Un ciarlatano che crea una religione per non pagare le tasse. Su di lui si sviluppa e ruota il film di Alessandro Aronadio Io c’è con Edoardo Leo, Margherita Buy, Giuseppe Battiston. Il regista, che si professa ateo, ha sempre avuto una grande curiosità per il mondo della fede. Da migliaia di anni miliardi di persone hanno bisogno di credere in qualcosa, perché non fare una commedia sul tema della religione? Inventa dunque una storia in cui il proprietario di un bed & breakfast (Leo) con pochi clienti ma oberato dalle imposte, decide di trasformarlo in un luogo di culto, esentasse, dove ospitare come in un convento i turisti in cambio di una donazione. Per fare la variazione d’uso deve però fondare una sua religione, nasce così lo Ionismo, che mette l’Io al centro dell’universo, ha come icona lo specchio e trasforma i comandamenti in suggerimenti. Pian piano la fila dei fedeli, abbigliati e indottrinati a dovere, degli esaltati a caccia del miracolo, s’ingrossa fino all’inverosimile. Consentendo a questa neonata setta di essere ufficialmente riconosciuta.

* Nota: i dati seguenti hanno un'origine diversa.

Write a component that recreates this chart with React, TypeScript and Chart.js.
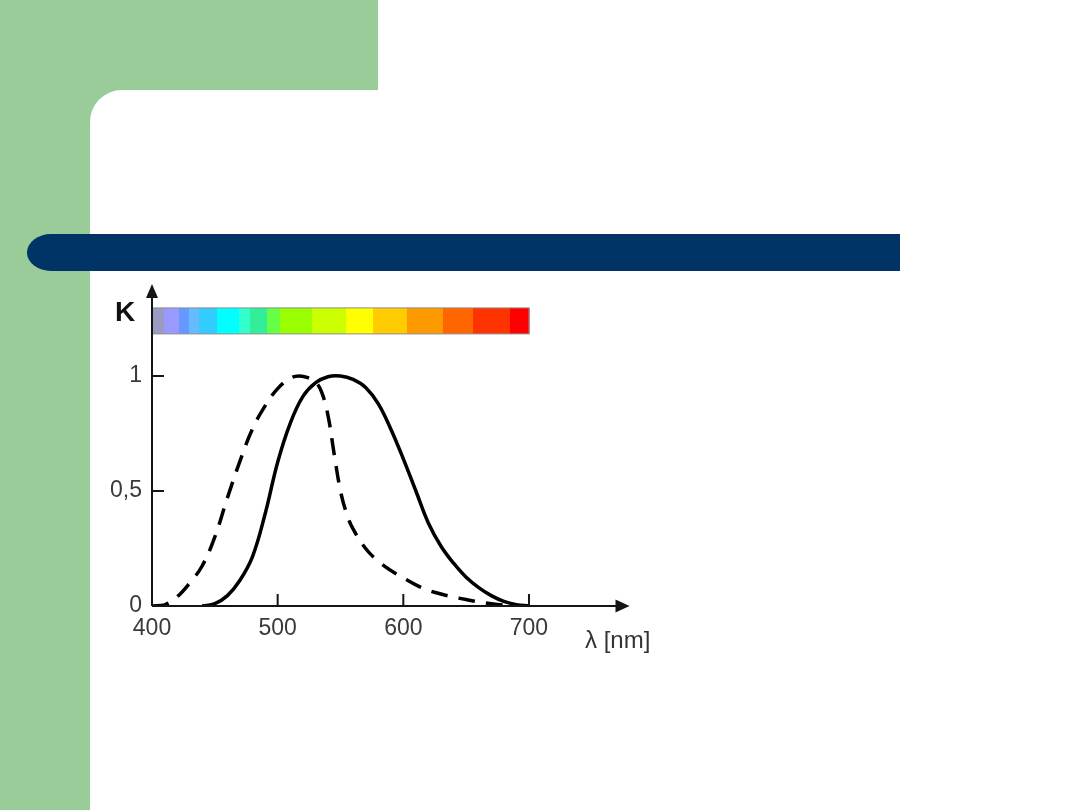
import React, { useEffect, useRef } from "react";
import { Chart, registerables } from "chart.js";

Chart.register(...registerables);

// ---- data ----
const xTickValues = [400, 500, 600, 700];
const yTickValues = [0, 0.5, 1];
const yTickLabels = ["0", "0,5", "1"];

// photopic (solid) curve
const photopicNm = [440, 450, 460, 470, 480, 490, 500, 510, 520, 530, 540, 550, 560, 570, 580, 590, 600, 610, 620, 630, 640, 650, 660, 670, 680, 690, 700];
const photopicK = [0, 0.01, 0.045, 0.112, 0.215, 0.4, 0.625, 0.794, 0.91, 0.97, 0.997, 1.0, 0.985, 0.95, 0.88, 0.77, 0.64, 0.5, 0.36, 0.26, 0.186, 0.125, 0.08, 0.045, 0.02, 0.006, 0];

// scotopic (dashed) curve
const scotopicNm = [400, 410, 420, 430, 440, 450, 460, 470, 480, 490, 500, 510, 517, 524, 530, 535, 540, 545, 550, 555, 560, 570, 580, 590, 600, 610, 620, 630, 640, 650, 660, 670, 680, 690];
const scotopicK = [0, 0.005, 0.04, 0.1, 0.175, 0.3, 0.47, 0.63, 0.77, 0.87, 0.945, 0.99, 1.0, 0.993, 0.975, 0.93, 0.83, 0.66, 0.5, 0.4, 0.335, 0.25, 0.195, 0.155, 0.122, 0.092, 0.068, 0.052, 0.039, 0.028, 0.018, 0.01, 0.004, 0];

// spectrum colour bar (bands in nm)
const spectrumFrom = [400, 410, 422, 430, 438, 452, 470, 478, 492, 502, 528, 555, 576, 603, 632, 656, 685];
const spectrumTo = [410, 422, 430, 438, 452, 470, 478, 492, 502, 528, 555, 576, 603, 632, 656, 685, 700];
const spectrumColors = ["#9a9ac2", "#9999ff", "#6699ff", "#66bbff", "#33ccff", "#00ffff", "#33ffcc", "#33ee99", "#66ff44", "#99ff00", "#ccff00", "#ffff00", "#ffcc00", "#ff9900", "#ff6600", "#ff3300", "#ff0000"];
const spectrumK = [1.183, 1.296];

const xTickMarks = [500, 600, 700];
const yTickMarks = [0.5, 1];

const FONT = '"Liberation Sans", Arial, sans-serif';

const decorPlugin = {
  id: "decor",
  beforeDatasetsDraw(chart: any) {
    const { ctx, scales } = chart;
    const xs = scales.x;
    const ys = scales.y;
    const yT = ys.getPixelForValue(spectrumK[1]);
    const yB = ys.getPixelForValue(spectrumK[0]);
    ctx.save();
    for (let i = 0; i < spectrumFrom.length; i++) {
      const a = xs.getPixelForValue(spectrumFrom[i]);
      const b = xs.getPixelForValue(spectrumTo[i]);
      ctx.fillStyle = spectrumColors[i];
      ctx.fillRect(Math.floor(a), yT, Math.ceil(b) - Math.floor(a) + 0.5, yB - yT);
    }
    const x0 = xs.getPixelForValue(spectrumFrom[0]);
    const x1 = xs.getPixelForValue(spectrumTo[spectrumTo.length - 1]);
    ctx.strokeStyle = "#8c8c8c";
    ctx.lineWidth = 1;
    ctx.strokeRect(x0, yT, x1 - x0, yB - yT);
    ctx.restore();
  },
  afterDatasetsDraw(chart: any) {
    const { ctx, scales, chartArea } = chart;
    const xs = scales.x;
    const ys = scales.y;
    const ox = xs.getPixelForValue(400);
    const oy = ys.getPixelForValue(0);
    const top = chartArea.top;
    const right = chartArea.right;
    ctx.save();
    ctx.strokeStyle = "#151515";
    ctx.fillStyle = "#151515";
    ctx.lineWidth = 2;
    ctx.beginPath();
    ctx.moveTo(ox, oy);
    ctx.lineTo(ox, top + 10);
    ctx.moveTo(ox, oy);
    ctx.lineTo(right - 10, oy);
    ctx.stroke();
    // arrow heads
    ctx.beginPath();
    ctx.moveTo(ox, top);
    ctx.lineTo(ox - 6, top + 14);
    ctx.lineTo(ox + 6, top + 14);
    ctx.closePath();
    ctx.fill();
    ctx.beginPath();
    ctx.moveTo(right, oy);
    ctx.lineTo(right - 14, oy - 6.5);
    ctx.lineTo(right - 14, oy + 6.5);
    ctx.closePath();
    ctx.fill();
    // inward tick marks
    ctx.lineWidth = 2;
    ctx.beginPath();
    xTickMarks.forEach((v) => {
      const p = xs.getPixelForValue(v);
      ctx.moveTo(p, oy);
      ctx.lineTo(p, oy - 12);
    });
    yTickMarks.forEach((v) => {
      const p = ys.getPixelForValue(v);
      ctx.moveTo(ox, p);
      ctx.lineTo(ox + 12, p);
    });
    ctx.stroke();
    ctx.restore();
  },
};

export default function App() {
  const canvasRef = useRef<HTMLCanvasElement | null>(null);

  useEffect(() => {
    const canvas = canvasRef.current;
    if (!canvas) return;
    const chart = new Chart(canvas, {
      type: "line",
      data: {
        datasets: [
          {
            label: "photopic",
            data: photopicNm.map((x, i) => ({ x, y: photopicK[i] })),
            borderColor: "#000000",
            borderWidth: 3.5,
            pointRadius: 0,
            fill: false,
            tension: 0.4,
          },
          {
            label: "scotopic",
            data: scotopicNm.map((x, i) => ({ x, y: scotopicK[i] })),
            borderColor: "#000000",
            borderWidth: 3.5,
            borderDash: [17, 11],
            borderCapStyle: "butt",
            pointRadius: 0,
            fill: false,
            tension: 0.4,
          },
        ],
      },
      options: {
        animation: false,
        responsive: false,
        devicePixelRatio: 1,
        events: [],
        layout: { padding: { left: 102, top: 284, right: 450.5, bottom: 164 } },
        plugins: { legend: { display: false }, tooltip: { enabled: false }, title: { display: false } },
        scales: {
          x: {
            type: "linear",
            min: 400,
            max: 780,
            afterFit: (s: any) => {
              s.height = 40;
            },
            afterBuildTicks: (s: any) => {
              s.ticks = xTickValues.map((v) => ({ value: v }));
            },
            grid: { display: false, drawTicks: false },
            border: { display: false },
            ticks: {
              autoSkip: false,
              maxRotation: 0,
              padding: 9,
              color: "#3a3a3a",
              font: { family: FONT, size: 23 },
              callback: (v: any) => String(v),
            },
          },
          y: {
            type: "linear",
            min: 0,
            max: 1.4,
            afterFit: (s: any) => {
              s.width = 50;
            },
            afterBuildTicks: (s: any) => {
              s.ticks = yTickValues.map((v) => ({ value: v }));
            },
            grid: { display: false, drawTicks: false },
            border: { display: false },
            ticks: {
              autoSkip: false,
              padding: 10,
              color: "#3a3a3a",
              font: { family: FONT, size: 23 },
              callback: (v: any) => {
                const i = yTickValues.indexOf(Number(v));
                return i >= 0 ? yTickLabels[i] : "";
              },
            },
          },
        },
      },
      plugins: [decorPlugin],
    } as any);
    return () => chart.destroy();
  }, []);

  return (
    <div style={{ position: "absolute", left: 0, top: 0, width: 1080, height: 810, overflow: "hidden", background: "#ffffff" }}>
      <div style={{ position: "absolute", left: 0, top: 0, width: 378, height: 140, background: "#99cc99" }} />
      <div style={{ position: "absolute", left: 0, top: 0, width: 90, height: 810, background: "#99cc99" }} />
      <div style={{ position: "absolute", left: 90, top: 90, width: 990, height: 720, background: "#ffffff", borderTopLeftRadius: 32 }} />
      <div
        style={{
          position: "absolute",
          left: 27,
          top: 234,
          width: 873,
          height: 37,
          background: "#003366",
          borderTopLeftRadius: "24px 18.5px",
          borderBottomLeftRadius: "24px 18.5px",
        }}
      />
      <canvas ref={canvasRef} width={1080} height={810} style={{ position: "absolute", left: 0, top: 0, display: "block" }} />
      <div style={{ position: "absolute", left: 115, top: 298, font: `bold 28px/28px ${FONT}`, color: "#111111", whiteSpace: "nowrap" }}>K</div>
      <div style={{ position: "absolute", left: 585, top: 628, font: `24px/24px ${FONT}`, color: "#333333", whiteSpace: "nowrap" }}>λ [nm]</div>
    </div>
  );
}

Una commedia politicamente scorretta, che non mancherà, come si augurano gli autori, di sollevare polemiche, perché per cercare di far ridere (cercare) su un tema così spinoso l’autore non perde occasione per sbeffeggiare il clero. Una sorta di viaggio intorno alla porcheria umana, dove uno scrittore fallito (Battiston) diventa il teologo di questo credo farlocco intorno al quale cresce l’entusiasmo popolare. Persino quello della solida sorella del protagonista (Buy), che lo usa come leva per scappare dal grigiore della sua routine familiare.

L’uscita del film nella settimana pasquale vuol essere un richiamo scherzoso perché, secondo gli autori, è profondamente rispettoso di chi crede, e non vuol dare giudizi. Credere, sostiene Leo che ha scritto la sceneggiatura con Aronadio, è sempre un antidoto al cinismo che ci circonda e che oggi è molto cool, ma che ci sta portando all’aridità. In un’epoca in cui i selfie sono un modo per sentirsi vivi, poter appartenere a un gruppo restituisce un’identità. Il film vuol essere una metafora sul confine tra fede e cialtroneria, non per irridere ma per accendere un dibattito.